Most startups either go the route of affiliate sales (incredibly hard; supermarkets make tiny margins as it is) or brand promotion (which is better but you still need a huge audience and dedicated sales team to make it work).

I can't think of any recipe focused startup that's managed to raise money from top-tier VCs (although some have used it as lead gen method for other businesses).

I work at Cucumbertown: http://www.cucumbertown.com/ and we’ve managed to raise from venture funds. We are not just recipes though. It’s more about the cooks: http://jane.cucumbertown.com/. There are a lot interesting models outside of ad & affiliate sales.
Kinda related, but I know there's a pretty decent-sized market for startups/companies/groceries that need barcode data for the entire universe of foods for their apps (Think MyFitnessPal). I know of someone making 6 figures a month selling this data (he makes 5 figures per sale on average), and he's probably one of the few reliable data suppliers.

So for anyone looking to get into this type of market, that's an idea for you.

Could I ask why you didn't turn it into an API and pivot into an API as a service?
Yes - very straight forward answer to that: I did a lot of interviews with potential customers, and it was a deal breaker for virtually all of them. Basically, no one was foolish enough to build a startup that depends on a service which may or may not stay up and running, or go out of business and disappear completely.
Thank you for sharing. I've been thinking about building something similar for personal use just to make doing the groceries more efficient.

I'm also starting to learn machine learning so this should even make this mofe interesting.

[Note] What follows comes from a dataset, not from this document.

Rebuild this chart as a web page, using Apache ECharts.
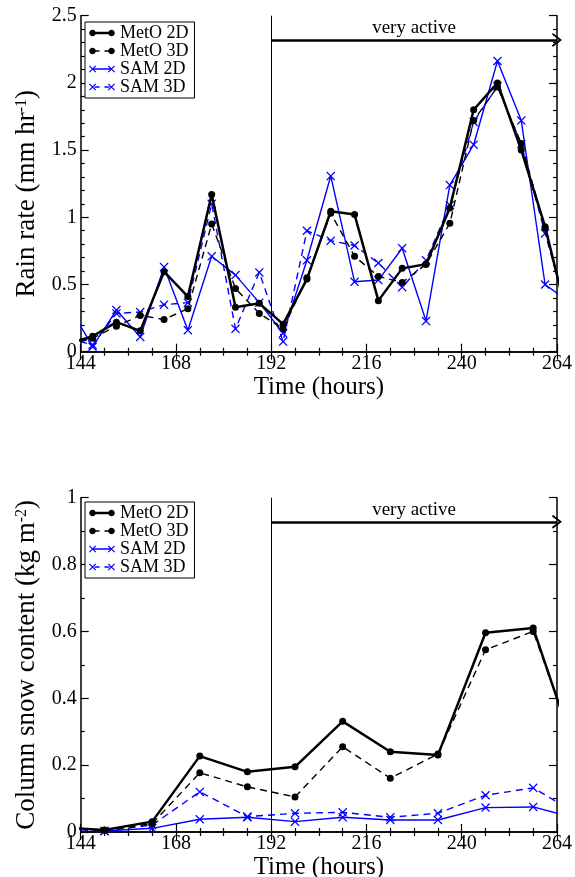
<!DOCTYPE html>
<html>
<head>
<meta charset="utf-8">
<script src="https://cdn.jsdelivr.net/npm/echarts@6/dist/echarts.min.js"></script>
<style>
    html, body { margin: 0; padding: 0; background: #fff; }
    #chart { width: 575px; height: 877px; }
</style>
</head>
<body>
<div id="chart"></div>
<script>
'use strict';

// 上图：降雨率 (6 小时一点，两端点落在坐标范围外，被裁掉)
var rainHours = [141, 147, 153, 159, 165, 171, 177, 183, 189, 195, 201, 207, 213, 219, 225, 231, 237, 243, 249, 255, 261, 267];
var rainMetO2D = [0.06, 0.115, 0.22, 0.155, 0.595, 0.41, 1.17, 0.33, 0.36, 0.205, 0.54, 1.045, 1.02, 0.38, 0.62, 0.65, 1.07, 1.80, 2.00, 1.50, 0.93, 0.21];
var rainMetO3D = [0.05, 0.10, 0.19, 0.27, 0.24, 0.32, 0.95, 0.47, 0.285, 0.17, 0.55, 1.03, 0.71, 0.56, 0.515, 0.65, 0.955, 1.72, 1.97, 1.55, 0.92, 0.22];
var rainSAM2D = [0.34, 0.037, 0.31, 0.11, 0.63, 0.16, 0.71, 0.57, 0.365, 0.137, 0.68, 1.307, 0.52, 0.533, 0.77, 0.228, 1.24, 1.54, 2.163, 1.72, 0.50, 0.37];
var rainSAM3D = [0.10, 0.05, 0.285, 0.295, 0.35, 0.365, 1.10, 0.17, 0.59, 0.075, 0.90, 0.826, 0.79, 0.66, 0.48, 0.68, 1.09, 1.71, 1.975, 1.545, 0.88, 0.25];

// 下图：柱雪含量 (12 小时一点)
var snowHours = [138, 150, 162, 174, 186, 198, 210, 222, 234, 246, 258, 270];
var snowMetO2D = [0.014, 0.006, 0.031, 0.227, 0.18, 0.195, 0.331, 0.24, 0.23, 0.596, 0.61, 0.19];
var snowMetO3D = [0.012, 0.005, 0.025, 0.177, 0.135, 0.105, 0.255, 0.161, 0.233, 0.545, 0.60, 0.20];
var snowSAM2D = [0.019, 0.003, 0.011, 0.038, 0.044, 0.031, 0.044, 0.036, 0.036, 0.073, 0.075, 0.037];
var snowSAM3D = [0.01, 0.003, 0.021, 0.12, 0.046, 0.056, 0.059, 0.044, 0.056, 0.11, 0.132, 0.048];

var seriesNames = ['MetO 2D', 'MetO 3D', 'SAM 2D', 'SAM 3D'];
var activeStart = 192;
var activeEnd = 264;
var rainArrowY = 2.32;
var snowArrowY = 0.928;

var FONT = 'Liberation Serif';
var BLUE = '#0000ff';
// 叉号标记
var CROSS = 'path://M0,1L1,0L5,4L9,0L10,1L6,5L10,9L9,10L5,6L1,10L0,9L4,5Z';
// 空心箭头 (朝上，markLine 会自动旋转)
var CHEVRON = 'path://M0,9L5,0L10,9L8.8,9.8L5,3L1.2,9.8Z';

// ---- 图例图标：两端各一个标记，中间实线或虚线 ----
function polyPath(pts) {
    // 统一成同一绕向，避免非零填充时互相抵消
    var area = 0;
    for (var i = 0; i < pts.length; i++) {
        var a = pts[i], b = pts[(i + 1) % pts.length];
        area += a[0] * b[1] - b[0] * a[1];
    }
    if (area < 0) pts = pts.slice().reverse();
    var s = '';
    for (var j = 0; j < pts.length; j++) {
        s += (j === 0 ? 'M' : 'L') + pts[j][0].toFixed(2) + ',' + pts[j][1].toFixed(2);
    }
    return s + 'Z';
}
function dot(cx, cy, r) {
    var pts = [];
    for (var i = 0; i < 16; i++) {
        var t = i / 16 * Math.PI * 2;
        pts.push([cx + r * Math.cos(t), cy + r * Math.sin(t)]);
    }
    return polyPath(pts);
}
function bar(x1, x2, cy, h) {
    return polyPath([[x1, cy - h / 2], [x2, cy - h / 2], [x2, cy + h / 2], [x1, cy + h / 2]]);
}
function cross(cx, cy, r, t) {
    var d = t / 2 * Math.SQRT1_2;
    var s1 = polyPath([[cx - r + d, cy - r - d], [cx + r + d, cy + r - d], [cx + r - d, cy + r + d], [cx - r - d, cy - r + d]]);
    var s2 = polyPath([[cx + r + d, cy - r + d], [cx - r + d, cy + r + d], [cx - r - d, cy + r - d], [cx + r - d, cy - r - d]]);
    return s1 + s2;
}
function legendIcon(kind, dashed) {
    var W = 26, H = 8, cy = H / 2, p = '';
    p += kind === 'dot' ? dot(3.5, cy, 3.3) + dot(W - 3.5, cy, 3.3) : cross(3.5, cy, 3.2, 1.2) + cross(W - 3.5, cy, 3.2, 1.2);
    var th = (kind === 'dot' && !dashed) ? 2.4 : 1.4;
    if (dashed) {
        p += bar(5.5, 10.5, cy, th) + bar(15.5, 20.5, cy, th);
    } else {
        p += bar(3.5, W - 3.5, cy, th);
    }
    // 用透明的外框把包围盒撑到 W x H
    return 'path://' + p + 'M0,0L0.01,0L0.01,0.01Z' + 'M' + W + ',' + H + 'L' + (W - 0.01) + ',' + H + 'L' + W + ',' + (H - 0.01) + 'Z';
}

function pairs(xs, ys) {
    var arr = [];
    for (var i = 0; i < xs.length; i++) {
        arr.push([xs[i], ys[i]]);
    }
    return arr;
}

function makeSeries(name, xs, ys, gridIdx) {
    var isMetO = name.indexOf('MetO') === 0;
    var dashed = name.indexOf('3D') > 0;
    var color = isMetO ? '#000' : BLUE;
    return {
        name: name,
        type: 'line',
        xAxisIndex: gridIdx * 2,
        yAxisIndex: gridIdx * 2,
        data: pairs(xs, ys),
        symbol: isMetO ? 'circle' : CROSS,
        symbolSize: isMetO ? 7 : 9,
        showAllSymbol: true,
        clip: true,
        z: isMetO ? 3 : 2,
        itemStyle: { color: color },
        lineStyle: {
            color: color,
            width: (isMetO && !dashed) ? 2.5 : 1.4,
            type: dashed ? [7, 5] : 'solid'
        },
        emphasis: { disabled: true },
        animation: false
    };
}

// 192 小时竖线 + "very active" 箭头
function activeMarks(gridIdx, yMax, arrowY) {
    return {
        name: 'marks',
        type: 'line',
        xAxisIndex: gridIdx * 2,
        yAxisIndex: gridIdx * 2,
        data: [],
        silent: true,
        animation: false,
        markLine: {
            silent: true,
            animation: false,
            symbol: ['none', 'none'],
            data: [
                [
                    { coord: [activeStart, 0], lineStyle: { color: '#000', width: 1, type: 'solid' }, label: { show: false } },
                    { coord: [activeStart, yMax] }
                ],
                [
                    {
                        coord: [activeStart, arrowY],
                        symbol: 'none',
                        lineStyle: { color: '#000', width: 2.5, type: 'solid' },
                        label: {
                            show: true,
                            position: 'insideMiddleTop',
                            formatter: 'very active',
                            color: '#000',
                            fontFamily: FONT,
                            fontSize: 19,
                            distance: 2
                        }
                    },
                    { coord: [activeEnd, arrowY], symbol: CHEVRON, symbolSize: [14, 10] }
                ]
            ]
        }
    };
}

function xAxes(gridIdx, name) {
    var common = {
        type: 'value',
        gridIndex: gridIdx,
        min: 144,
        max: 264,
        interval: 24,
        axisLine: { lineStyle: { color: '#000', width: 1.5 } },
        axisTick: { inside: true, length: 8, lineStyle: { color: '#000', width: 1.2 } },
        minorTick: { show: true, splitNumber: 4, length: 4, lineStyle: { color: '#000', width: 1.2 } },
        splitLine: { show: false }
    };
    var bottom = Object.assign({}, common, {
        position: 'bottom',
        name: name,
        nameLocation: 'middle',
        nameGap: 18,
        nameTextStyle: { color: '#000', fontFamily: FONT, fontSize: 25 },
        axisLabel: { color: '#000', fontFamily: FONT, fontSize: 20, margin: 2 }
    });
    var top = Object.assign({}, common, {
        position: 'top',
        axisLabel: { show: false }
    });
    return [bottom, top];
}

function yAxes(gridIdx, max, interval, minorSplit, name, pad) {
    var common = {
        type: 'value',
        gridIndex: gridIdx,
        min: 0,
        max: max,
        interval: interval,
        axisLine: { show: true, lineStyle: { color: '#000', width: 1.5 } },
        axisTick: { show: true, inside: true, length: 8, lineStyle: { color: '#000', width: 1.2 } },
        minorTick: { show: true, splitNumber: minorSplit, length: 4, lineStyle: { color: '#000', width: 1.2 } },
        splitLine: { show: false }
    };
    var left = Object.assign({}, common, {
        position: 'left',
        name: name,
        nameLocation: 'middle',
        nameGap: 36,
        nameTextStyle: {
            color: '#000',
            fontFamily: FONT,
            fontSize: 27,
            padding: pad,
            rich: {
                sup: { fontFamily: FONT, fontSize: 16, color: '#000', verticalAlign: 'top', padding: [0, 0, 12, 0] }
            }
        },
        axisLabel: { color: '#000', fontFamily: FONT, fontSize: 20, margin: 4 }
    });
    var right = Object.assign({}, common, {
        position: 'right',
        axisLabel: { show: false }
    });
    return [left, right];
}

function legendAt(top) {
    return {
        data: [
            { name: 'MetO 2D', icon: legendIcon('dot', false) },
            { name: 'MetO 3D', icon: legendIcon('dot', true) },
            { name: 'SAM 2D', icon: legendIcon('cross', false) },
            { name: 'SAM 3D', icon: legendIcon('cross', true) }
        ],
        orient: 'vertical',
        left: 85,
        top: top,
        padding: [2, 6, 2, 4],
        itemGap: 0,
        itemWidth: 26,
        itemHeight: 8,
        symbolKeepAspect: true,
        borderColor: '#000',
        borderWidth: 1,
        backgroundColor: '#fff',
        selectedMode: false,
        textStyle: { color: '#000', fontFamily: FONT, fontSize: 18, lineHeight: 17, padding: [0, 0, 0, 0] }
    };
}

var chart = echarts.init(document.getElementById('chart'), null, { renderer: 'canvas' });

var xa = xAxes(0, 'Time (hours)').concat(xAxes(1, 'Time (hours)'));
var ya = yAxes(0, 2.5, 0.5, 5, 'Rain rate (mm hr{sup|-1})', [0, 20, 0, 0])
    .concat(yAxes(1, 1, 0.2, 2, 'Column snow content (kg m{sup|-2})', [0, 0, 0, 0]));

var series = [
    makeSeries('MetO 2D', rainHours, rainMetO2D, 0),
    makeSeries('MetO 3D', rainHours, rainMetO3D, 0),
    makeSeries('SAM 2D', rainHours, rainSAM2D, 0),
    makeSeries('SAM 3D', rainHours, rainSAM3D, 0),
    makeSeries('MetO 2D', snowHours, snowMetO2D, 1),
    makeSeries('MetO 3D', snowHours, snowMetO3D, 1),
    makeSeries('SAM 2D', snowHours, snowSAM2D, 1),
    makeSeries('SAM 3D', snowHours, snowSAM3D, 1),
    activeMarks(0, 2.5, rainArrowY),
    activeMarks(1, 1, snowArrowY)
];

var option = {
    backgroundColor: '#fff',
    animation: false,
    grid: [
        { left: 80.7, top: 15.7, width: 476.3, height: 336, outerBoundsMode: 'none' },
        { left: 80.7, top: 497.7, width: 476.3, height: 334.3, outerBoundsMode: 'none' }
    ],
    legend: [legendAt(22), legendAt(502)],
    xAxis: xa,
    yAxis: ya,
    series: series
};
chart.setOption(option);
</script>
</body>
</html>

This is awesome. Always a fan of people open sourcing cool technology like this!
Is there any chance to open source collected recipe data as well?
This is a tough question, which I don't have an answer to without throwing out "IANAL" type acronyms. The recipes I've collected were crawled from several different major recipe websites. I think my website database has somewhere around 50,000. Not only would a sample database with that many recipes be huge, it also made me uncomfortable to include content scraped from AllRecipes, Food.com, Epicurious, etc in an MIT licensed open source project. Do I have the rights to even do this? Are there copyright issues involved? Who knows. The best approach, at least for now, was to include a couple dozen hand-picked sample recipes (which I got from friends and family) as a starting point. After all, I'm open sourcing technology I built, not recipe content I did not create.
I totally understood your point. Besides a project can have several aspects. Somebody can have interest over your algorithms, others can have interest over your processed data. On the other hand, I don't think recipes are copyrighted. Actually I am not an expert on this matter but most of time, also you might realize that famous sites use copy-pasted or slightly changed materials. Inventing a recipe usually is not a case. If someone can enlighten us on this subject, I will be really appreciated.
Thank you for granting the world the spoils of your hard work.
No problem!
is KPCData.xml the whole recipe database?
It's basically sample data. I hand picked about 30 recipes from my database, at least one from each category. The sample shopping lists, menus, and favorites also use those recipes. Not enough to build a massive recipe website with, but enough to get you started.